• Stated goal
Without the pictures, extract every line from the start of the material to the line containing "Chart.register(...registerables);", both ends included.
--- START OF Stored data ---
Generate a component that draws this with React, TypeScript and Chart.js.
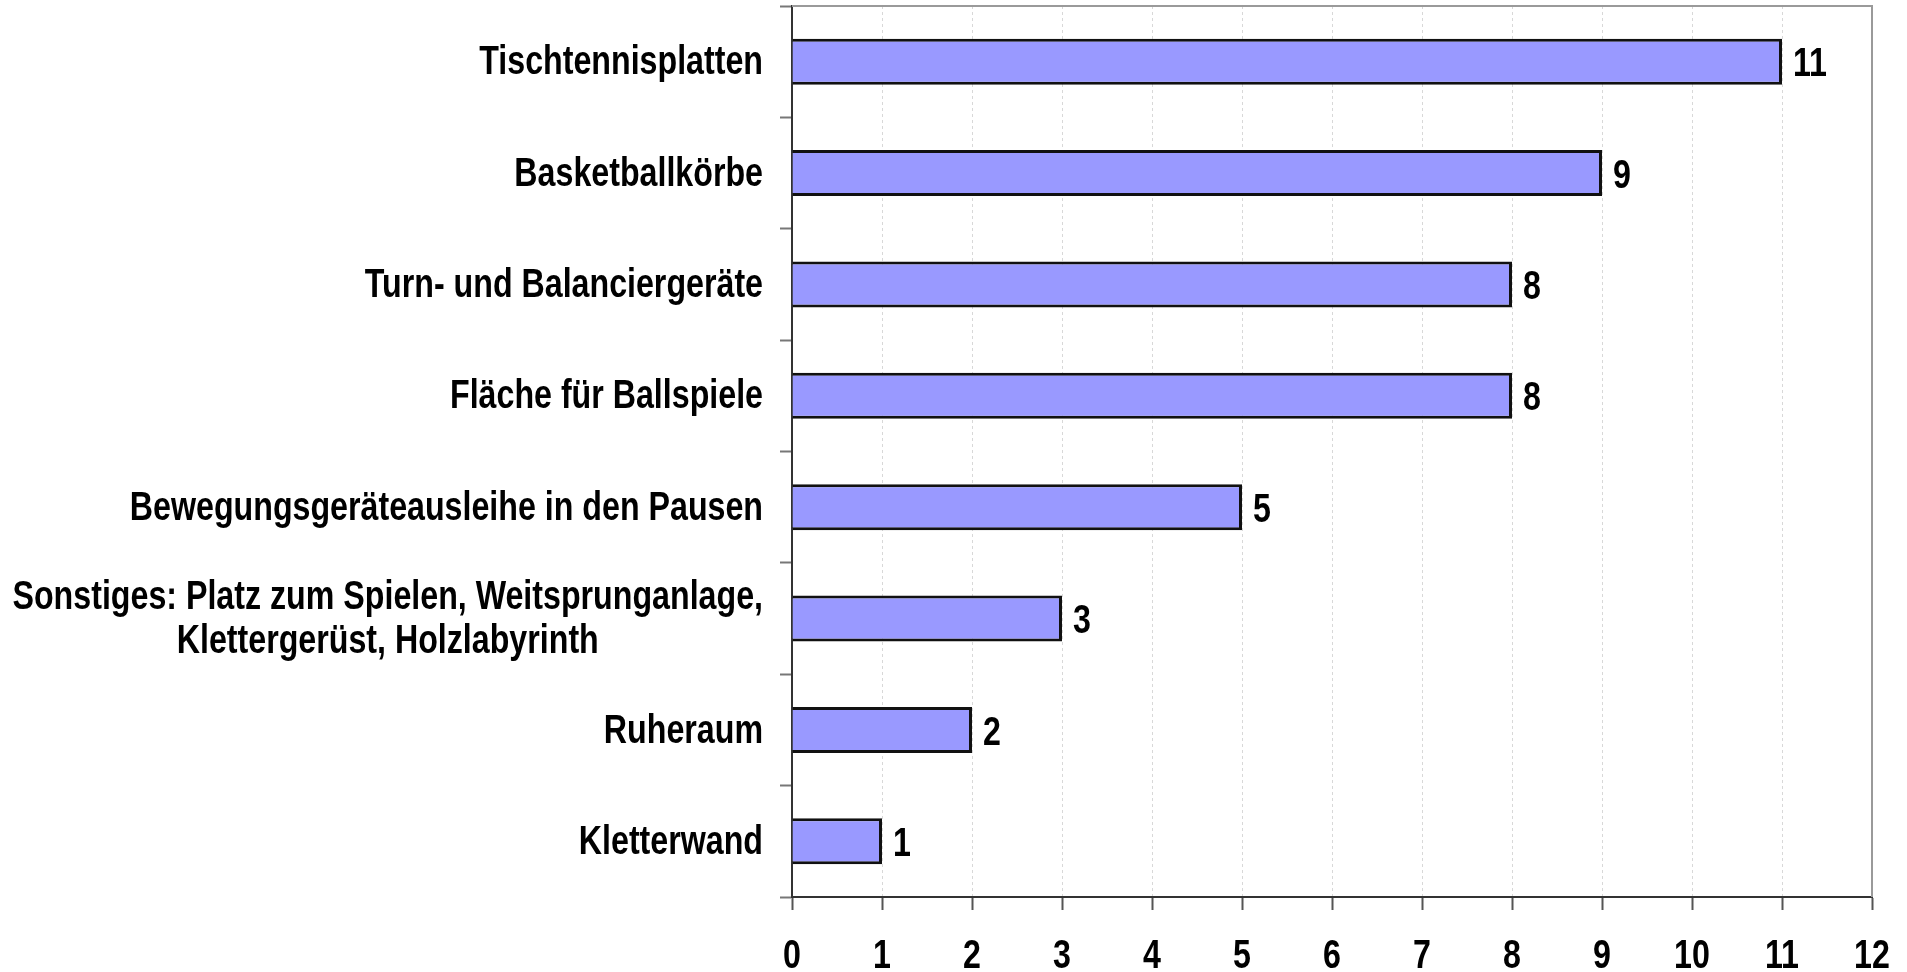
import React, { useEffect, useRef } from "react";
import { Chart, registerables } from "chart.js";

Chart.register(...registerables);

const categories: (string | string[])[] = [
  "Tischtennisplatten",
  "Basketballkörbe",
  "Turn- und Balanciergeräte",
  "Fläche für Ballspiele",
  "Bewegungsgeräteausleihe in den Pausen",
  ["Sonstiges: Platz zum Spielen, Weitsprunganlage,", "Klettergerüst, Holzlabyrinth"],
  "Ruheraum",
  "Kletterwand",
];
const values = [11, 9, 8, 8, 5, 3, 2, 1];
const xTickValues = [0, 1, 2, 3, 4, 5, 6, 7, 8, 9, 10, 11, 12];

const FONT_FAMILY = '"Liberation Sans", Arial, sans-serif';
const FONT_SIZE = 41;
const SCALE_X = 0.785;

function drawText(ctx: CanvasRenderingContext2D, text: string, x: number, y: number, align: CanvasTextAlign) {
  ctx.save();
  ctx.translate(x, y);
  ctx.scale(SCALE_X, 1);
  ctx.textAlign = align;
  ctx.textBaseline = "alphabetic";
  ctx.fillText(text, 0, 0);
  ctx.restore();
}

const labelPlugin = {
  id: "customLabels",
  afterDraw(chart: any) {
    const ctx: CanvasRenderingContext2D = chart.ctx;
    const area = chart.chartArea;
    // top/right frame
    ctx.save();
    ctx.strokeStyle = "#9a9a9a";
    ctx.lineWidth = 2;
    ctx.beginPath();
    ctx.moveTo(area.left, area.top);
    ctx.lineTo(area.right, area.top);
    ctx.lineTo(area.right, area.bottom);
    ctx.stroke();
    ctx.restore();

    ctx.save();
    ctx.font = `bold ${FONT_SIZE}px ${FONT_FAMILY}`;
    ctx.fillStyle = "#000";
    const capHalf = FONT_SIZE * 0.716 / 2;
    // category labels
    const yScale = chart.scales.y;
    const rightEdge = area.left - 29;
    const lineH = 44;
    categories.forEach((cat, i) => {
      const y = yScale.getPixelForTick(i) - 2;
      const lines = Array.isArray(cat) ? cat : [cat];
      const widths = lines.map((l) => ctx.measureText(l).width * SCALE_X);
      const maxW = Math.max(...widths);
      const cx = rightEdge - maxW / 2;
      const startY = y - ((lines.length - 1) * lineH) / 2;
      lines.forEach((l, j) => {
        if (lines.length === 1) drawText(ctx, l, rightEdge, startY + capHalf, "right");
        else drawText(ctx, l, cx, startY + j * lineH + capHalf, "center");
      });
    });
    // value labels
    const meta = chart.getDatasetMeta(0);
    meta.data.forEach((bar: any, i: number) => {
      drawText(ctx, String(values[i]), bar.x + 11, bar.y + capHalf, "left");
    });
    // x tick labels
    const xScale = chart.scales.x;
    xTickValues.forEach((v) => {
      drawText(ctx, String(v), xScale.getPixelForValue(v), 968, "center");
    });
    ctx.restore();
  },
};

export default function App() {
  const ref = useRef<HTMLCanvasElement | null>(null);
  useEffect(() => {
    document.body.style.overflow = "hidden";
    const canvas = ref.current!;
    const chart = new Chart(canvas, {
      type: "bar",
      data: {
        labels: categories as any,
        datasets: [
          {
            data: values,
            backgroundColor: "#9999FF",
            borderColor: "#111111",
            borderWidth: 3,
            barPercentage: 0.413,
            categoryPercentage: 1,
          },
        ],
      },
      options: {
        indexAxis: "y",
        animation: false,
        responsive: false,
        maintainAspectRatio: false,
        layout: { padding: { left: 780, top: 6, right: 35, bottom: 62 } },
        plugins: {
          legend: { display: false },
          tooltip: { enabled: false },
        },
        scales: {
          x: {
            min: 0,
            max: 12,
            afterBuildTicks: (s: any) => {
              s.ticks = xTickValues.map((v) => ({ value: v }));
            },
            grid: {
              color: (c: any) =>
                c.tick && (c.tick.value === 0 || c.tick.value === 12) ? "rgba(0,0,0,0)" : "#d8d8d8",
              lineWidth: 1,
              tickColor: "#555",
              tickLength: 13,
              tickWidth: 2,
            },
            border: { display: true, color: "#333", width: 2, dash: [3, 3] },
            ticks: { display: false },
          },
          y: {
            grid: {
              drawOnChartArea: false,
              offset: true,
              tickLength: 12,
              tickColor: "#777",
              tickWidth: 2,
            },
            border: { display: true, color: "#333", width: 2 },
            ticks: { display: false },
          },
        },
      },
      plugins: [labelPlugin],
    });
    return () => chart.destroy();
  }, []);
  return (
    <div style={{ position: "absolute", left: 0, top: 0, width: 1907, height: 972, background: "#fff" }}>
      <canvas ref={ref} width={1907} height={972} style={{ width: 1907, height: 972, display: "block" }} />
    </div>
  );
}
--- END OF Stored data ---
• Answer for the task
Generate a component that draws this with React, TypeScript and Chart.js.
import React, { useEffect, useRef } from "react";
import { Chart, registerables } from "chart.js";

Chart.register(...registerables);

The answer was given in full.